• PROBLEM
Take the lines from the one with "Generate a Python" through the one with "showlegend=False, cliponaxis=False))", both ends kept, and reproduce them exactly without the pictures.

• RECORDS TO PROCESS
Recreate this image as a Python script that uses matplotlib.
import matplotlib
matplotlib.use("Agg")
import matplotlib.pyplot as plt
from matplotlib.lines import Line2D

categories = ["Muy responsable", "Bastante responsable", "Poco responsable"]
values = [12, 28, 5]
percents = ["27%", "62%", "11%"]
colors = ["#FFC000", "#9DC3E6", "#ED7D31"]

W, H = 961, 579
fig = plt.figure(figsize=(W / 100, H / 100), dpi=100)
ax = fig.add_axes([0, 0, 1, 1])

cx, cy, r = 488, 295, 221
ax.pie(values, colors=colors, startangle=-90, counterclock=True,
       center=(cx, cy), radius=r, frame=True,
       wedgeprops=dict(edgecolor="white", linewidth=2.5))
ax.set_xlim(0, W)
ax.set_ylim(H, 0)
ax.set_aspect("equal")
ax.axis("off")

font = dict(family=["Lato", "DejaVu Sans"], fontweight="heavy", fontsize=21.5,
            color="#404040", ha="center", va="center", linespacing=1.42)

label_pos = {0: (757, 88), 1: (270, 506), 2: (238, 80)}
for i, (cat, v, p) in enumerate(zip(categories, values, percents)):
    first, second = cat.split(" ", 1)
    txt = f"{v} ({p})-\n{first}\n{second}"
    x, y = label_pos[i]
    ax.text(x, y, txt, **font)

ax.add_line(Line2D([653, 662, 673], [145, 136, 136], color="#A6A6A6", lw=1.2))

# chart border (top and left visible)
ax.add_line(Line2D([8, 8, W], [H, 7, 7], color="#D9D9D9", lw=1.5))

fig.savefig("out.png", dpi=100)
--
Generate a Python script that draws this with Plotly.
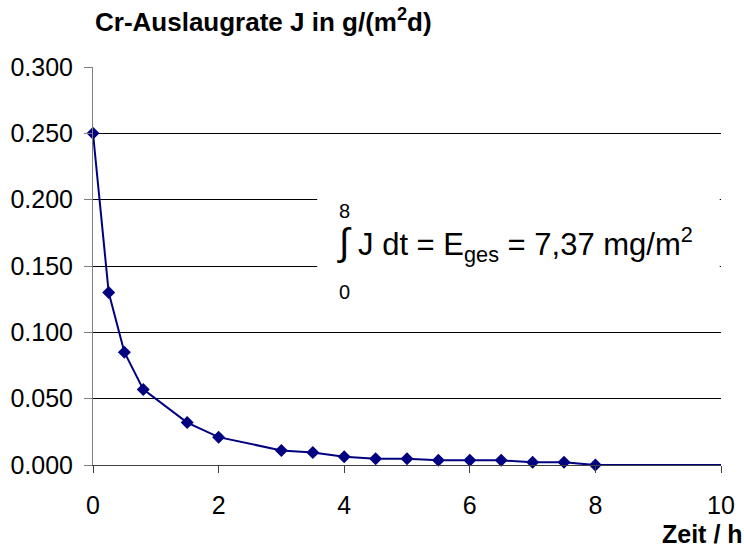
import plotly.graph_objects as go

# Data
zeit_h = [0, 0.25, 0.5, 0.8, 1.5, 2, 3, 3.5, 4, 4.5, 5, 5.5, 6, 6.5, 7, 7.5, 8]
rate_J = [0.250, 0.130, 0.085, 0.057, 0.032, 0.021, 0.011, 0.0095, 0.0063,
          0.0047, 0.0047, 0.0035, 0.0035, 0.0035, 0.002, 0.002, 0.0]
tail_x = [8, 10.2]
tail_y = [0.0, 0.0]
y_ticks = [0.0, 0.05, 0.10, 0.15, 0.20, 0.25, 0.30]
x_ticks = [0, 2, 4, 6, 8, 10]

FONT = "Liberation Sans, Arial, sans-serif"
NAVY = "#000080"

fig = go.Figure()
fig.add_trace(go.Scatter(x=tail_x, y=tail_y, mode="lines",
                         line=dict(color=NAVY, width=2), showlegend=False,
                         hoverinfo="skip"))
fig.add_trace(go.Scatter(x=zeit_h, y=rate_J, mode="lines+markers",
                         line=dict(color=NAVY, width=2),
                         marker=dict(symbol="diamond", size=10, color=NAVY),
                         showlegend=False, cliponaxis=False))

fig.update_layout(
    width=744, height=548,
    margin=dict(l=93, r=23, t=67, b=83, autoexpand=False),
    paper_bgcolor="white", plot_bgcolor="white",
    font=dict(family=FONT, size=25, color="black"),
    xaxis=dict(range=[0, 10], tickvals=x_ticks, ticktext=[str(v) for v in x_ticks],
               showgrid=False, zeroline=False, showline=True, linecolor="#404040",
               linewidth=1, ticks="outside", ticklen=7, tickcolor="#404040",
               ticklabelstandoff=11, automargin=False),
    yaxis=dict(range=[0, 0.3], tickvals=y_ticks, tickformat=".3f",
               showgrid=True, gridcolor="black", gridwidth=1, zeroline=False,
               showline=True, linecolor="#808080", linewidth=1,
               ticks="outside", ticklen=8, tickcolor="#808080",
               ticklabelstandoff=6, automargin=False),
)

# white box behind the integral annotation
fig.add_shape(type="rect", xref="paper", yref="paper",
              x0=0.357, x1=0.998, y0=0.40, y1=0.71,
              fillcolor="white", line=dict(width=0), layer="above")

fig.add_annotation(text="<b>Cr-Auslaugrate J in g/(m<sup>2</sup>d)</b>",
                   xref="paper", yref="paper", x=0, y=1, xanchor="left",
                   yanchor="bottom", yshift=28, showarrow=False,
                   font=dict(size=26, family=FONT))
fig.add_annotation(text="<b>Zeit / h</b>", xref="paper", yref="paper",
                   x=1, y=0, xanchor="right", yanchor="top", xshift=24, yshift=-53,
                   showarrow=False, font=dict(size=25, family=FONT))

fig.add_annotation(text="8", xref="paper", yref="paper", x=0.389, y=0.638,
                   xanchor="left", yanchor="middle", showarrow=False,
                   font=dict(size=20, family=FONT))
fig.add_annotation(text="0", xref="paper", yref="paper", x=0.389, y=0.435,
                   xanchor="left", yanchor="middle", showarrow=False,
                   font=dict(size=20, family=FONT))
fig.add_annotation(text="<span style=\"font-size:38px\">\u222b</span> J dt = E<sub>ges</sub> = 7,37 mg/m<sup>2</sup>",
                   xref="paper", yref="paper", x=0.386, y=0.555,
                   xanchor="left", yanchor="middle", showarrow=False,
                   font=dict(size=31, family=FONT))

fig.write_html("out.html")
==
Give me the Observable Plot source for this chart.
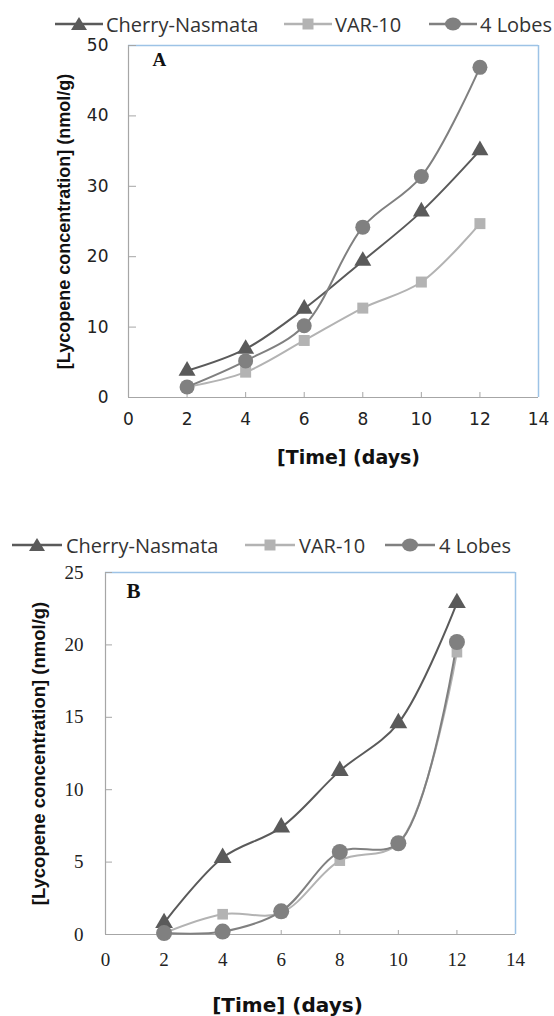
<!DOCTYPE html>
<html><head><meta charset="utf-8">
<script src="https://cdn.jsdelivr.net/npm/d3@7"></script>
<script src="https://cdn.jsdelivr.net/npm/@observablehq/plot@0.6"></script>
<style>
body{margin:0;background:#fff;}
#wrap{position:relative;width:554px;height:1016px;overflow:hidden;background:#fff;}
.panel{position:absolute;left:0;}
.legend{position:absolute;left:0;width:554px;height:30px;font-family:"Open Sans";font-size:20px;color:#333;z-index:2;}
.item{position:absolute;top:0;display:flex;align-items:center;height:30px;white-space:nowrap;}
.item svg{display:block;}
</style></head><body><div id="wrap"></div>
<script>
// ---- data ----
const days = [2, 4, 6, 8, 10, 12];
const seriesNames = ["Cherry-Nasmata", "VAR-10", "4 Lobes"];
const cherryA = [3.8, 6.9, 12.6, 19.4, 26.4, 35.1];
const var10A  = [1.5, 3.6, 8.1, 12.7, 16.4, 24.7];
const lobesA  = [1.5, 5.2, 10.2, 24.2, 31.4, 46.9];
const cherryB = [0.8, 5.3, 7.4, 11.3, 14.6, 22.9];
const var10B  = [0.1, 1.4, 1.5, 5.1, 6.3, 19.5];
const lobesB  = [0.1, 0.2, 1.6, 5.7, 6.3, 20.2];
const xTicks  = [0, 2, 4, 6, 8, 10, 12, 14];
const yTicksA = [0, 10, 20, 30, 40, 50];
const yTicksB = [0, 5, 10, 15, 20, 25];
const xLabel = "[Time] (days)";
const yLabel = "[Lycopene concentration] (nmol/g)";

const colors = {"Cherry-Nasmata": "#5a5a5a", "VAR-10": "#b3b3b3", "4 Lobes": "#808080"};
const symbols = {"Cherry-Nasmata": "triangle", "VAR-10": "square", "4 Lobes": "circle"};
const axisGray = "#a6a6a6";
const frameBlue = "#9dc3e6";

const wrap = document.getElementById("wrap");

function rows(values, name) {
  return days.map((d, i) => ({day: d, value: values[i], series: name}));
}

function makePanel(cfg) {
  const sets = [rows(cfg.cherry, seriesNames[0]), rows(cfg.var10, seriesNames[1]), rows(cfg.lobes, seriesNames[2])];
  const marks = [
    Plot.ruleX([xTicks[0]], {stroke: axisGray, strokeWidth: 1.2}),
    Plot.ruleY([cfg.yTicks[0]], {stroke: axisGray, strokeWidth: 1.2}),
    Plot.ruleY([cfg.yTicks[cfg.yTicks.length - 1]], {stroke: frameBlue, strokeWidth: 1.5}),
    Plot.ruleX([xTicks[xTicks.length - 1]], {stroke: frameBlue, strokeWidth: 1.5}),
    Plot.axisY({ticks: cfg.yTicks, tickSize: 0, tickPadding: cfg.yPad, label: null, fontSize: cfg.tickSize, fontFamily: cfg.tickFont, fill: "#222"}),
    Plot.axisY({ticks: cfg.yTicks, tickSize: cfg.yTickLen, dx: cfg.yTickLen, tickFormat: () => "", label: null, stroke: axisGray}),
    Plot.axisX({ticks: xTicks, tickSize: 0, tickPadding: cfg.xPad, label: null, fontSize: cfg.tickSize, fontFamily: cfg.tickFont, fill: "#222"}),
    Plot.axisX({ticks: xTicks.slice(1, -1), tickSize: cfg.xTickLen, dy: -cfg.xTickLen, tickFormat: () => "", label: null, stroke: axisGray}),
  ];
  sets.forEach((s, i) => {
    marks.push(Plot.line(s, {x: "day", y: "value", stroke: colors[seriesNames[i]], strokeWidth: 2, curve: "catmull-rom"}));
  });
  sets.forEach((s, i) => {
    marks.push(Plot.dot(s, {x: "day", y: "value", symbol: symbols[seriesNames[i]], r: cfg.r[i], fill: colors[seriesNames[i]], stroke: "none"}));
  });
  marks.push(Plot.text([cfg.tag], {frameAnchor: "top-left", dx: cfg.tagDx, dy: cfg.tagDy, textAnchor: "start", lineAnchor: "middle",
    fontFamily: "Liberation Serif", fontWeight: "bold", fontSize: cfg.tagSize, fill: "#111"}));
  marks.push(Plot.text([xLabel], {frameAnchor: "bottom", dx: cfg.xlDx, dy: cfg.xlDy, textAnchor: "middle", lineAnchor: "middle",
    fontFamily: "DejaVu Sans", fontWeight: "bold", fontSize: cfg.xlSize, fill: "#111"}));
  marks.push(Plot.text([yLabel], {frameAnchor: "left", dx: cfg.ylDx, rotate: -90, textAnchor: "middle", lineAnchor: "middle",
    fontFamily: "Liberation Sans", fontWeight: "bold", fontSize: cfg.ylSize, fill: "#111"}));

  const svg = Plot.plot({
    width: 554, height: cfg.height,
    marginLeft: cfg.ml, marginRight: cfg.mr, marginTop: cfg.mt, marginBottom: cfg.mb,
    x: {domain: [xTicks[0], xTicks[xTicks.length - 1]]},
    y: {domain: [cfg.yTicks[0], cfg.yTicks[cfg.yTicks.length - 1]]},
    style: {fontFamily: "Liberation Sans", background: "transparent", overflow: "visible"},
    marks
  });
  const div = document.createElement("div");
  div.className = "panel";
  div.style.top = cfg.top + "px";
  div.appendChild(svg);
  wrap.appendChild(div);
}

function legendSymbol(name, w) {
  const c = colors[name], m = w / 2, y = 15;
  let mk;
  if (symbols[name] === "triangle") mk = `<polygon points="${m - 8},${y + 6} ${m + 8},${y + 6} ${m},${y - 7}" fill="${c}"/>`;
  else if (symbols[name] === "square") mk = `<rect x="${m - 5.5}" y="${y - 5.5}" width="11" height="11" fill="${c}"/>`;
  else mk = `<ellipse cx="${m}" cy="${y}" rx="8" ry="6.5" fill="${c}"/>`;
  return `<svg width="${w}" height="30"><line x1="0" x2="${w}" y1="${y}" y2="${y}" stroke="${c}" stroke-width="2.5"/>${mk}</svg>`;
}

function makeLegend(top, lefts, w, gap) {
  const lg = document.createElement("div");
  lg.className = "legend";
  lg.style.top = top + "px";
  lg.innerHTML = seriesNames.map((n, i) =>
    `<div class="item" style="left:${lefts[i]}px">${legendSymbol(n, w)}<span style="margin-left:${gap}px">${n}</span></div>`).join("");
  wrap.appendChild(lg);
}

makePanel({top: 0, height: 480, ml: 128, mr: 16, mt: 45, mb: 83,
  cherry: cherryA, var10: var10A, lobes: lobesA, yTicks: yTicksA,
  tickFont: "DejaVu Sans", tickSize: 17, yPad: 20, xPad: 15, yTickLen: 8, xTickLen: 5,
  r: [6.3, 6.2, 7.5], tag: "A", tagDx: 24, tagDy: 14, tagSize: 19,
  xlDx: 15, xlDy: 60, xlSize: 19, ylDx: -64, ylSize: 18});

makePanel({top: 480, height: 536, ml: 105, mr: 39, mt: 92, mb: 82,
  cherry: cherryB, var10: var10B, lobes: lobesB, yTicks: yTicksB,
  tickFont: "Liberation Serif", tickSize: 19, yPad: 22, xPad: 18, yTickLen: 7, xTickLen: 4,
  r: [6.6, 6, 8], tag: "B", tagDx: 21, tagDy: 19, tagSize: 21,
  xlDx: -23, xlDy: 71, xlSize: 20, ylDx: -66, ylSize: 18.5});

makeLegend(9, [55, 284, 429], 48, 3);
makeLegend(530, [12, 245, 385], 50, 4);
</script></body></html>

• RESPONSE
Generate a Python script that draws this with Plotly.
import plotly.graph_objects as go

# Data
zeit_h = [0, 0.25, 0.5, 0.8, 1.5, 2, 3, 3.5, 4, 4.5, 5, 5.5, 6, 6.5, 7, 7.5, 8]
rate_J = [0.250, 0.130, 0.085, 0.057, 0.032, 0.021, 0.011, 0.0095, 0.0063,
          0.0047, 0.0047, 0.0035, 0.0035, 0.0035, 0.002, 0.002, 0.0]
tail_x = [8, 10.2]
tail_y = [0.0, 0.0]
y_ticks = [0.0, 0.05, 0.10, 0.15, 0.20, 0.25, 0.30]
x_ticks = [0, 2, 4, 6, 8, 10]

FONT = "Liberation Sans, Arial, sans-serif"
NAVY = "#000080"

fig = go.Figure()
fig.add_trace(go.Scatter(x=tail_x, y=tail_y, mode="lines",
                         line=dict(color=NAVY, width=2), showlegend=False,
                         hoverinfo="skip"))
fig.add_trace(go.Scatter(x=zeit_h, y=rate_J, mode="lines+markers",
                         line=dict(color=NAVY, width=2),
                         marker=dict(symbol="diamond", size=10, color=NAVY),
                         showlegend=False, cliponaxis=False))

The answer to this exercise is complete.